Quelle est l’espérance de vie de la grande coalition allemande ? Un nouvel épisode de la guerre menée contre la politique migratoire d’Angela Merkel par son ministre de l’intérieur, membre de la CSU bavaroise, fait douter de sa longueur. Quoi qu’il en soit, l’ère de la stabilité politique allemande est révolue sous la pression de la progression de l’extrême-droite.
La chancelière a pris son temps et laissé la controverse s’installer avant de finalement démettre de ses fonctions Hans-Georg Maassen, le chef du service du renseignement intérieur – l’Office fédéral de protection de la Constitution (BfV) – qui bénéficiait du soutien appuyé de Horst Seehofer, le ministre de l’intérieur. Ce dernier n’a pas hésité à saluer ses « compétences », alors qu’il a manifesté sa collusion avec l’AfD d’extrême-droite à propos des évènements de Chemnitz. Mais, pour sauver sa coalition, Angela Merkel a dû accepter en contrepartie sa promotion comme secrétaire d’État, avec parmi ses prérogatives la supervision de la sécurité intérieure…
Andrea Nahles, la dirigeante du SPD, avait exigé son départ mais elle a dû avaler la couleuvre et apparait comme la grande perdante de cette nouvelle crise gouvernementale. Le SPD n’a pas de stratégie de rechange à sa participation à la coalition, qui avait été vigoureusement combattue dans ses rangs avant d’être acceptée par un vote des militants. L’opposition d’alors a trouvé l’occasion de se réactiver, Kevin Kühnert, le président des Jusos (les jeunes socialistes) a fait état que son « seuil de tolérance personnel est atteint ». Mais elle n’a pas eu de prise sur les évènements.
Angela Merkel espère que le résultat des élections bavaroises d’octobre – où le CSU risque de perdre sa majorité en raison des progrès de l’AfD – permettra de calmer le jeu, ayant l’espoir que Horst Seehofer quitte le gouvernement. Car elle n’aurait d’autre alternative, si la position du SPD devenait à force intenable et le conduisait à rompre, que de tenter de constituer une nouvelle coalition avec les libéraux du FDP et les Verts, qui ne serait pas de tout repos.
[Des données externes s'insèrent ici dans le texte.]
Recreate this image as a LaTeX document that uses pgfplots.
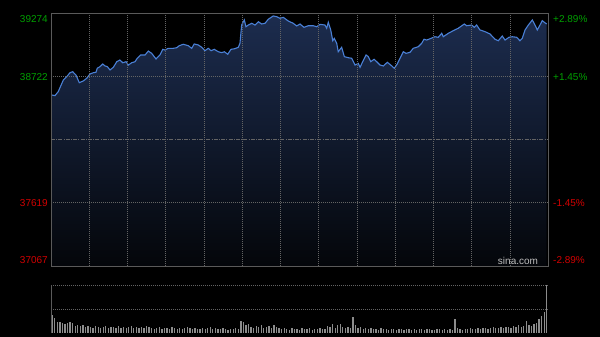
\documentclass[border=0pt]{standalone}
\usepackage{fontspec}
\setmainfont{Liberation Sans}
\usepackage{pgfplots}
\usepackage{pgfplotstable}
\pgfplotsset{compat=1.18}
\definecolor{upgreen}{RGB}{0,160,0}
\definecolor{downred}{RGB}{210,0,0}
\definecolor{framec}{RGB}{90,90,90}
\definecolor{gridc}{RGB}{100,100,100}
\definecolor{linec}{RGB}{74,128,214}
\definecolor{filltop}{RGB}{28,44,78}
\definecolor{fillbot}{RGB}{4,6,10}
\definecolor{volc}{RGB}{140,140,140}
\definecolor{sinac}{RGB}{190,190,190}

\pgfplotstableread[row sep=\\]{
m p\\
0.5 38559\\ 3.1 38553\\ 5.7 38588\\ 9.7 38690\\ 12.3 38718\\ 14.9 38753\\ 17.0 38762\\ 19.6 38733\\
22.2 38666\\ 25.3 38681\\ 28.0 38704\\ 30.6 38742\\ 33.2 38753\\ 35.3 38757\\ 36.3 38792\\ 38.5 38806\\
40.6 38829\\ 42.4 38812\\ 44.2 38806\\ 46.3 38777\\ 48.9 38800\\ 51.6 38849\\ 54.1 38864\\ 56.3 38840\\
58.9 38849\\ 60.7 38820\\ 63.3 38840\\ 65.9 38849\\ 67.7 38879\\ 70.4 38908\\ 73.8 38908\\ 76.4 38942\\
79.0 38922\\ 82.4 38873\\ 85.5 38908\\ 87.7 38957\\ 89.5 38951\\ 92.0 38966\\ 96.0 38966\\ 98.6 38971\\
100.7 38989\\ 103.8 39001\\ 107.7 38989\\ 110.4 38966\\ 112.4 39004\\ 115.6 38995\\ 118.3 38975\\ 120.8 38945\\
123.4 38966\\ 125.6 38945\\ 128.1 38957\\ 131.3 38936\\ 134.0 38928\\ 136.0 38936\\ 138.7 38914\\ 141.2 38957\\
144.4 38963\\ 147.0 38975\\ 148.3 39010\\ 149.6 39169\\ 151.7 39213\\ 153.0 39154\\ 154.8 39169\\ 157.5 39184\\
160.1 39169\\ 162.7 39198\\ 165.3 39178\\ 167.9 39184\\ 170.5 39219\\ 174.4 39248\\ 177.1 39242\\ 179.7 39228\\
182.3 39236\\ 186.2 39204\\ 190.1 39184\\ 192.8 39161\\ 195.4 39178\\ 198.5 39149\\ 201.9 39163\\ 205.8 39163\\
208.5 39154\\ 211.1 39175\\ 215.0 39169\\ 216.3 39141\\ 217.6 39193\\ 219.5 39126\\ 221.1 39032\\ 222.3 39053\\
224.2 39010\\ 225.4 38936\\ 228.1 38975\\ 230.2 38893\\ 233.3 38884\\ 236.0 38879\\ 238.6 38820\\ 241.1 38835\\
242.5 38800\\ 244.6 38849\\ 247.2 38908\\ 249.0 38893\\ 250.9 38849\\ 253.5 38870\\ 255.6 38849\\ 258.2 38820\\
260.8 38812\\ 263.9 38844\\ 266.6 38820\\ 269.4 38792\\ 271.7 38829\\ 273.9 38879\\ 276.5 38936\\ 278.6 38922\\
281.7 38931\\ 284.3 38966\\ 288.2 38980\\ 290.9 39010\\ 292.7 39045\\ 294.8 39038\\ 296.9 39047\\ 301.3 39067\\
303.9 39062\\ 306.6 39097\\ 307.8 39067\\ 311.8 39097\\ 315.7 39120\\ 319.6 39141\\ 324.3 39178\\ 326.2 39163\\
330.1 39169\\ 332.2 39149\\ 334.0 39169\\ 336.6 39126\\ 340.6 39111\\ 344.5 39091\\ 348.4 39045\\ 351.0 39032\\
354.1 39073\\ 356.3 39038\\ 359.4 39062\\ 362.0 39067\\ 365.4 39062\\ 368.0 39032\\ 369.8 39053\\ 372.0 39126\\
374.6 39169\\ 377.7 39213\\ 379.8 39169\\ 381.6 39126\\ 383.7 39169\\ 385.5 39207\\ 387.6 39189\\ 389.0 39178\\
}\price

\begin{document}
\begin{tikzpicture}
\fill[black] (0pt,0pt) rectangle (600pt,337pt);
\begin{axis}[
  at={(51pt,71pt)}, anchor=south west,
  scale only axis, width=497pt, height=253pt,
  xmin=0, xmax=390, ymin=37067, ymax=39274,
  scaled y ticks=false, scaled x ticks=false,
  axis on top,
  axis line style={framec, line width=0.9pt},
  xtick={30,60,...,360}, ytick={37619,38722},
  xticklabels={}, yticklabels={},
  extra y ticks={38170.5}, extra y tick labels={},
  extra y tick style={major grid style={gridc, line width=0.5pt, dash pattern=on 4pt off 1.2pt on 1pt off 1.2pt}},
  tick style={draw=none},
  grid=major,
  major grid style={gridc, line width=0.5pt, dash pattern=on 1pt off 1pt},
]
\addplot[draw=none, top color=filltop, bottom color=fillbot] table[x=m,y=p]{\price} |- (axis cs:0.5,37067) -- cycle;
\addplot[linec, line width=1.1pt] table[x=m,y=p]{\price};
\end{axis}

\begin{axis}[
  at={(51pt,4pt)}, anchor=south west,
  scale only axis, width=497pt, height=48pt,
  xmin=0, xmax=390, ymin=0, ymax=48,
  scaled y ticks=false,
  axis line style={draw=none},
  xtick=\empty, ytick={24,48}, yticklabels={},
  tick style={draw=none},
  ymajorgrids,
  major grid style={gridc, line width=0.6pt, dash pattern=on 1pt off 1pt},
]
\addplot[ycomb, volc, line width=1.3pt] coordinates {
(1,18)(3,15)(5,11)(7,11)(9,10)(11,9)(13,10)(15,11)(17,10)(19,7)(21,8)
(23,7)(25,8)(27,6)(29,7)(31,6)(33,5)(35,7)(37,6)(39,5)(41,6)(43,7)(45,5)(47,6)(49,6)(51,5)(53,7)(55,5)(57,6)(59,5)(61,6)(63,7)(65,5)(67,6)(69,5)(71,6)(73,5)(75,7)(77,6)
(79,5)(81,4)(83,5)(85,6)(87,4)(89,5)(91,5)(93,4)(95,6)(97,5)(99,4)(101,5)(103,4)(105,5)(107,6)(109,5)(111,4)(113,5)(115,4)(117,4)(119,5)(121,4)(123,5)(125,6)(127,4)(129,5)(131,4)(133,4)(135,5)(137,4)(139,3)(141,4)(143,4)(145,5)(147,4)
(149,12)(151,11)(153,8)(155,9)
(157,6)(159,5)(161,7)(163,6)(165,8)(167,5)(169,6)(171,7)(173,5)(175,8)(177,6)(179,5)
(181,4)(183,5)(185,4)(187,3)(189,5)(191,4)(193,4)(195,3)(197,5)(199,4)(201,4)(203,5)(205,3)(207,4)(209,4)(211,5)(213,4)(215,4)
(217,7)(219,6)(221,9)(223,5)(225,8)(227,9)(229,6)
(231,5)(233,6)(235,5)(237,16)
(239,8)(241,5)(243,6)(245,4)(247,5)(249,4)(251,5)(253,4)(255,4)(257,3)(259,5)(261,4)(263,4)(265,3)(267,4)(269,4)(271,3)(273,4)(275,4)(277,3)(279,4)(281,4)(283,3)(285,4)(287,3)(289,4)(291,4)(293,3)(295,4)(297,4)(299,3)(301,3)(303,4)(305,4)(307,3)(309,4)(311,3)(313,4)(315,3)
(317,14)
(319,5)(321,4)(323,3)(325,4)(327,4)(329,5)(331,4)(333,4)(335,5)(337,4)(339,5)(341,5)(343,4)(345,5)(347,6)(349,5)(351,5)(353,6)(355,5)(357,6)(359,6)(361,5)(363,7)(365,6)(367,8)(369,6)(371,7)
(373,12)(375,8)(377,7)(379,9)(381,10)(383,14)(385,17)(387,21)(389,48)
};
\draw[framec, line width=0.9pt] (rel axis cs:0,0) -- (rel axis cs:0,1);
\end{axis}

\begin{scope}[every node/.style={inner sep=0pt, font=\fontsize{10}{12}\selectfont}]
\node[anchor=east, text=upgreen] at (48pt,318pt) {39274};
\node[anchor=east, text=upgreen] at (48pt,260pt) {38722};
\node[anchor=east, text=downred] at (48pt,134pt) {37619};
\node[anchor=east, text=downred] at (48pt,77pt) {37067};
\node[anchor=west, text=upgreen] at (553pt,318pt) {+2.89\%};
\node[anchor=west, text=upgreen] at (553pt,260pt) {+1.45\%};
\node[anchor=west, text=downred] at (553pt,134pt) {-1.45\%};
\node[anchor=west, text=downred] at (553pt,77pt) {-2.89\%};
\node[text=sinac] at (518pt,76pt) {sina.com};
\end{scope}
\end{tikzpicture}
\end{document}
Faute d’un tel sursaut, peu probable dans l’immédiat, le SPD va être condamné à poursuivre sa lente descente aux enfers et la grande coalition à s’étioler. Cela ne va pas faire l’affaire d’Emmanuel Macron. Non qu’il puisse espérer demain faire accepter son plan de relance qui est aujourd’hui enlisé, les autorités allemandes n’en voulant pas. Mais pour négocier avec celles-ci les compromis nécessaires à l’établissement du futur budget européen pluriannuel, dont l’adoption conditionne toutes les politiques. Les dépenses sont en augmentation et l’arrêt de la contribution britannique va réduire les recettes budgétaires, réclamant de sévères arbitrages et ne laissant pas de place au financement d’un grand dessein.